Risk/Reward Ratio: 0.2790 ( (78.7400 -78.5363)/( 79.4700 - 78.7400) )

At 11-08-2011 19:00, three hours and 15 minutes after the order entered, the price volatility turned to neutral [4], moving averages converged [5] and price volume also converged [6]. Even though the price might still stand a chance to touch the Fibonacci 100% retracement level, the order was stopped out by the strategy since two of the three indicators suggested the uptrend was about to end.

The trade resulted in a profit of 60 pips. (79.34 - 78.74)

2. One Losing Trade: EUR/USD

Although the Moving Averages Divergence indicator is designed to filter noise in the market to reduce whipsaw losses, the strategy still falls into those traps.

Here is an example that resulted in a loss in a choppy market.

The example below shows a EUR/USD 15-minute candlestick chart with three buy signals (green arrows) and one stop loss signal (red arrow).

At 2012.07.19 8:00, when price was in the weekly trade zone with high price volatility [1], moving averages divergence [2], strong price volume buy momentum [3] and Risk/Reward ratio calculated as 0.26, the strategy then decided to go long.

Here is the calculation before confirming the long order:

Expected price: 1.2293 + Slippage

Stop loss: 1.22870 (60 Linear Weighted Moving Average)

Take Profit: 1.23160 (Weekly Fibonacci 100% retracement level)

Risk/Reward Ratio: 0.2609 ( (1.2293 -1.22870)/( 1.23160 - 1.2293) )

At 2012.07.19 8:30 [4], the order stopped out prematurely when the price plunged and crossed the 60 moving average stop loss (the red line).

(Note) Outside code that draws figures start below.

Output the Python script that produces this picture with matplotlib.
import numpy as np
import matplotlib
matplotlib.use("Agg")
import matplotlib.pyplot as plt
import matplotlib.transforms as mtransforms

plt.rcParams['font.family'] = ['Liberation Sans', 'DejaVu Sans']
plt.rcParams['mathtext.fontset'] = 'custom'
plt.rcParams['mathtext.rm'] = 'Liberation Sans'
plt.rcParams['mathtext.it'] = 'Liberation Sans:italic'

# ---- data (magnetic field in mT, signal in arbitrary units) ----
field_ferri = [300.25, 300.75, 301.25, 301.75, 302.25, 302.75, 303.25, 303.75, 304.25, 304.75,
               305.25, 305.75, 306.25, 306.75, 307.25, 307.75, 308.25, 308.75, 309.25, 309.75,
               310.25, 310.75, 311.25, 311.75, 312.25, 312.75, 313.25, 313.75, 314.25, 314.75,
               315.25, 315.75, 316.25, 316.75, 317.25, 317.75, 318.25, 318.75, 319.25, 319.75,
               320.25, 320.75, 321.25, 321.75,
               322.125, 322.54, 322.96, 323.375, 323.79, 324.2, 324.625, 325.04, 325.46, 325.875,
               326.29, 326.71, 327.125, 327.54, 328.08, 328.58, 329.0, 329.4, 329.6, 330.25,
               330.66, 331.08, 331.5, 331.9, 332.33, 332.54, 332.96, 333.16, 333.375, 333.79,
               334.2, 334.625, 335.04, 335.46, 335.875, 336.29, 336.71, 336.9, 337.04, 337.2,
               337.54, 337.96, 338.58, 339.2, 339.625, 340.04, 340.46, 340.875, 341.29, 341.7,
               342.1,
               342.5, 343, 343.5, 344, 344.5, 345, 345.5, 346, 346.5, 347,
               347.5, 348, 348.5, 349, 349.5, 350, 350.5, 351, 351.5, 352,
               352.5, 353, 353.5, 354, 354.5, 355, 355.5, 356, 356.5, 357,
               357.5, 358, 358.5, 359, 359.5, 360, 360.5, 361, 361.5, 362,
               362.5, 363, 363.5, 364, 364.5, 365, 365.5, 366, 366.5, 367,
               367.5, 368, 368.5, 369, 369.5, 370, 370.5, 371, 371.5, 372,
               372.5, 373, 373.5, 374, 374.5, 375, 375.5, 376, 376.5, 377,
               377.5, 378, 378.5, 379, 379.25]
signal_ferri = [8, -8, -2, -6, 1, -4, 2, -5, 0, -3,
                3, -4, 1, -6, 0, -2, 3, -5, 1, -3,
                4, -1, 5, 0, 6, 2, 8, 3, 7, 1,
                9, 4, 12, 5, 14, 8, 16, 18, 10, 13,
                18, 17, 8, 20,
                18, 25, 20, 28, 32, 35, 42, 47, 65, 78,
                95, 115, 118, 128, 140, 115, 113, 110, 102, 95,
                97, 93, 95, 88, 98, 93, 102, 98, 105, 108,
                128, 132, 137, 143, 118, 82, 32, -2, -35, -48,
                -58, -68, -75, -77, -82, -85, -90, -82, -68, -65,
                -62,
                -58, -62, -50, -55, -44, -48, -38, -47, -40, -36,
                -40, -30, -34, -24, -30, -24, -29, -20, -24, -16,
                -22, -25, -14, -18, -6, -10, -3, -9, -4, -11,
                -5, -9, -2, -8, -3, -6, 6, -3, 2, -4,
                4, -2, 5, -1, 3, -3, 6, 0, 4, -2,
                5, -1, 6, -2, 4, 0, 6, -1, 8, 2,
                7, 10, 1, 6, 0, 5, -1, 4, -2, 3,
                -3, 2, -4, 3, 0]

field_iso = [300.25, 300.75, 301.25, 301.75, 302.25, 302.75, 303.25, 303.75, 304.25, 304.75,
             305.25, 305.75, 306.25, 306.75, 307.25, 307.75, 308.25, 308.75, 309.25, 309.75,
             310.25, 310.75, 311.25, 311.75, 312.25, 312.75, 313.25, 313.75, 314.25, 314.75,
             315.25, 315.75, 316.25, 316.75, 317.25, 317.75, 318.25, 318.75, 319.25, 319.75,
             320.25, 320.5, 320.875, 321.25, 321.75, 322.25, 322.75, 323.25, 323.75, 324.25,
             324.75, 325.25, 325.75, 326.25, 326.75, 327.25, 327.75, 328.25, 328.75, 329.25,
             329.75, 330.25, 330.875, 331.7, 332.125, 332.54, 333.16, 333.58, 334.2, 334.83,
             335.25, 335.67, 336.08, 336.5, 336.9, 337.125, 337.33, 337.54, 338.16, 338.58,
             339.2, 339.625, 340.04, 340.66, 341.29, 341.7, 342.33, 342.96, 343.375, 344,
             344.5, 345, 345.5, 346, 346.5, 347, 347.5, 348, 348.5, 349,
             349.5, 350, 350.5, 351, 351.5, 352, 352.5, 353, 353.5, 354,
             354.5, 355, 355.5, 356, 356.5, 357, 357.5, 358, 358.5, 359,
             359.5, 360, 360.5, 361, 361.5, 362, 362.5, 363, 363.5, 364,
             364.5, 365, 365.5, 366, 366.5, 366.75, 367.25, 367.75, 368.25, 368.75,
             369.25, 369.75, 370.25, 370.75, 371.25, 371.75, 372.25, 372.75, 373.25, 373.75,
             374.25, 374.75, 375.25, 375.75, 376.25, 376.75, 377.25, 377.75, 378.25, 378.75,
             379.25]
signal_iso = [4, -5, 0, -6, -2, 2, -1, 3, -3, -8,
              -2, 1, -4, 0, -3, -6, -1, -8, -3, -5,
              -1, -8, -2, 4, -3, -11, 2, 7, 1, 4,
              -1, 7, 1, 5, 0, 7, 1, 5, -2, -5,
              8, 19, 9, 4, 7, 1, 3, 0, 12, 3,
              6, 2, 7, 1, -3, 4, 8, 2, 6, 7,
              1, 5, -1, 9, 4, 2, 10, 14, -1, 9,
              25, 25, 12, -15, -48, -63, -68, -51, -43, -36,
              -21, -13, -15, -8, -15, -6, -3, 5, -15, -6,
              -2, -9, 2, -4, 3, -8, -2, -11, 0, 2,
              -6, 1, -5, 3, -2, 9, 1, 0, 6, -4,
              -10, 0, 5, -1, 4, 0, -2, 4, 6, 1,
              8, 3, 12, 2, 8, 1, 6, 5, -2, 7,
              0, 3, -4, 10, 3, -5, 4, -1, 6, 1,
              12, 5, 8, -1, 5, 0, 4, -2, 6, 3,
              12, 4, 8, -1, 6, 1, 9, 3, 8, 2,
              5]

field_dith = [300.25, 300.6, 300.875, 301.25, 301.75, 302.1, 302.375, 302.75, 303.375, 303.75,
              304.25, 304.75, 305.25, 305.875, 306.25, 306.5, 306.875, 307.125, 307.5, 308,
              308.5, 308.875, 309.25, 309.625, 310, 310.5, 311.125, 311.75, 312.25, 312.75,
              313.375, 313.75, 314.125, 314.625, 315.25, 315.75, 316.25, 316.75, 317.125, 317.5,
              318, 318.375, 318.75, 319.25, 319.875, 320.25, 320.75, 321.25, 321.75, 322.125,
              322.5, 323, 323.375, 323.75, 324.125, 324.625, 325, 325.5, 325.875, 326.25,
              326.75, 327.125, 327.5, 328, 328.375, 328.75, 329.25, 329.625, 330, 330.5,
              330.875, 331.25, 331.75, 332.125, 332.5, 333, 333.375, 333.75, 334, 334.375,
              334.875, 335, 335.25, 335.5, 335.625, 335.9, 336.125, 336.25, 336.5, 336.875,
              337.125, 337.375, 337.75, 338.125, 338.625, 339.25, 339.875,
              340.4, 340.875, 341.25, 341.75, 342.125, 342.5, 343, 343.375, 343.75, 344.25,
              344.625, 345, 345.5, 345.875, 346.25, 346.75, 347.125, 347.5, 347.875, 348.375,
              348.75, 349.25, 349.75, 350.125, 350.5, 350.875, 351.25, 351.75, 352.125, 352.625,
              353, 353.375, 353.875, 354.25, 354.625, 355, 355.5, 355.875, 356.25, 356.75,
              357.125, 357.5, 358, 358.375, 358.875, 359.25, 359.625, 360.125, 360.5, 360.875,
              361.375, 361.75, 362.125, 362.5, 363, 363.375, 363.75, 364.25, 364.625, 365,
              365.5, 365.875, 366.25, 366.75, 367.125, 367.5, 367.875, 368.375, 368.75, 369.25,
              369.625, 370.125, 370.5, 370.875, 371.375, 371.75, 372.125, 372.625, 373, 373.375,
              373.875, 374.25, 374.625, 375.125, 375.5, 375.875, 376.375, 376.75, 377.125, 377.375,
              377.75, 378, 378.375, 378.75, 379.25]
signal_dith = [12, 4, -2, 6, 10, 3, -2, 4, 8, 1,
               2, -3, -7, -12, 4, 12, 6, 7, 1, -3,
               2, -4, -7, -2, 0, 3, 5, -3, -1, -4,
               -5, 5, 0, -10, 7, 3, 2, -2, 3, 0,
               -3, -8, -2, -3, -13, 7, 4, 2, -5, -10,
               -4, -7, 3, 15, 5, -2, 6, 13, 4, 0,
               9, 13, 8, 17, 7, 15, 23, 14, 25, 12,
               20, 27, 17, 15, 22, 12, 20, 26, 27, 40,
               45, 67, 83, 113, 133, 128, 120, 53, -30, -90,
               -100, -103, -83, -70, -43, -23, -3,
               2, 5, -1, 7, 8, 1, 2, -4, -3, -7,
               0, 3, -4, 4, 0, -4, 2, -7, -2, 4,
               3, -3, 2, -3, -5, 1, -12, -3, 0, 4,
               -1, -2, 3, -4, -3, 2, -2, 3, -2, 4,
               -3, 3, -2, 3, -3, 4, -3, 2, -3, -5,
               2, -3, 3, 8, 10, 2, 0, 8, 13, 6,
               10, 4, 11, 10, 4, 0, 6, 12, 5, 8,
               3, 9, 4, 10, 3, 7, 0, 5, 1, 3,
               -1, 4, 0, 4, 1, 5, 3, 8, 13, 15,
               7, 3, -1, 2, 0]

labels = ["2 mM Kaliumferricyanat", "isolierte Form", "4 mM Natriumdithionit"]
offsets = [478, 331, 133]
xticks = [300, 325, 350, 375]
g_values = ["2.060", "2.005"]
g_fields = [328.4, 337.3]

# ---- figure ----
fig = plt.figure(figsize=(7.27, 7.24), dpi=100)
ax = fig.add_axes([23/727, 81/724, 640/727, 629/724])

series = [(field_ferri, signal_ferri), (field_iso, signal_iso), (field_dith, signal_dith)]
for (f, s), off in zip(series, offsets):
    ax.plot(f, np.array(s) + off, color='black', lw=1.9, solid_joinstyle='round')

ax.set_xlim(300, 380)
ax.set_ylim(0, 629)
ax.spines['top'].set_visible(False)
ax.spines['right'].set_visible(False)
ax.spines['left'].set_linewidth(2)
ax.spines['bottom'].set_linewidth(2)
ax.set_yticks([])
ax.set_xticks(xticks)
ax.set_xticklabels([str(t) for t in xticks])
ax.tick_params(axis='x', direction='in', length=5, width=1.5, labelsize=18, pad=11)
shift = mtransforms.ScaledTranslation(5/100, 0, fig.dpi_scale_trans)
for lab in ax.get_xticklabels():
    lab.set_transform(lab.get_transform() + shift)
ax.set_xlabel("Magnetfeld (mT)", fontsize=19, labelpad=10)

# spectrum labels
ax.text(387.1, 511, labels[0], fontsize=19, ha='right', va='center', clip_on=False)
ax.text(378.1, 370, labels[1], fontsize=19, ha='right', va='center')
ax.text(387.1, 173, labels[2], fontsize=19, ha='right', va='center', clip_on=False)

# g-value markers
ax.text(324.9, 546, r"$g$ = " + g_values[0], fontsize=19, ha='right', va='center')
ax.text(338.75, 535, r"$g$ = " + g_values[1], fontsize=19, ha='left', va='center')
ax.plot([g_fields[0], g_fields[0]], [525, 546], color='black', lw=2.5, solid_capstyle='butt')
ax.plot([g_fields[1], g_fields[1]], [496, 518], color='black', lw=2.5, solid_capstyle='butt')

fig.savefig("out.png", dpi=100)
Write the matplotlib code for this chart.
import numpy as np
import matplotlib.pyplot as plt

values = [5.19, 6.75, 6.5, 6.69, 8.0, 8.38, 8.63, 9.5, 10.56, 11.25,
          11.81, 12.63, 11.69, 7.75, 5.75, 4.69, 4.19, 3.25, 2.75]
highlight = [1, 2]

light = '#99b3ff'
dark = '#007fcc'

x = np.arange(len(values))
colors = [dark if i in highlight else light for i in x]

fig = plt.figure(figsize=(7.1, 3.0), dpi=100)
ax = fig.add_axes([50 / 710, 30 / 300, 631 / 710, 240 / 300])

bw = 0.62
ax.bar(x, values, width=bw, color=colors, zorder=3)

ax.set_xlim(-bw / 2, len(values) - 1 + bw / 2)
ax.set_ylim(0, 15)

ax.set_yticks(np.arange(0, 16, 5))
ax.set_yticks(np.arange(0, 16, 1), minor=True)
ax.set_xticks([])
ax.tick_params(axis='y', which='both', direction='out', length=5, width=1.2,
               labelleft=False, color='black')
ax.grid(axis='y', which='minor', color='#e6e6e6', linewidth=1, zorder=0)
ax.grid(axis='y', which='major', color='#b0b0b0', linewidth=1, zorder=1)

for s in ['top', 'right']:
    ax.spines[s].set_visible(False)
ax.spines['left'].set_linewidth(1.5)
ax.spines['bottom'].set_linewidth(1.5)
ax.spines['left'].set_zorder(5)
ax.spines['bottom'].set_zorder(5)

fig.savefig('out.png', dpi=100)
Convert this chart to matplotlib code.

The order ended up a losing trade. (-6 pips = - 1.2293 + 1.22870)

E. Conclusion

The strategy discovers profitable trades by exploiting uptrend price movements that have not yet fully formed. To further improve the entry point of each trade, expected Risk/Reward ratio is calculated and trade signals with R/R ratio greater than 0.34 will be discarded by the strategy. Nevertheless, the strategy still cannot avoid being whipsawed in a choppy market.

To remedy this shortcoming, head-and-shoulder pattern recognition can be incorporated into the strategy to filter false outbreaks and thereby boosting the profitability of the strategy.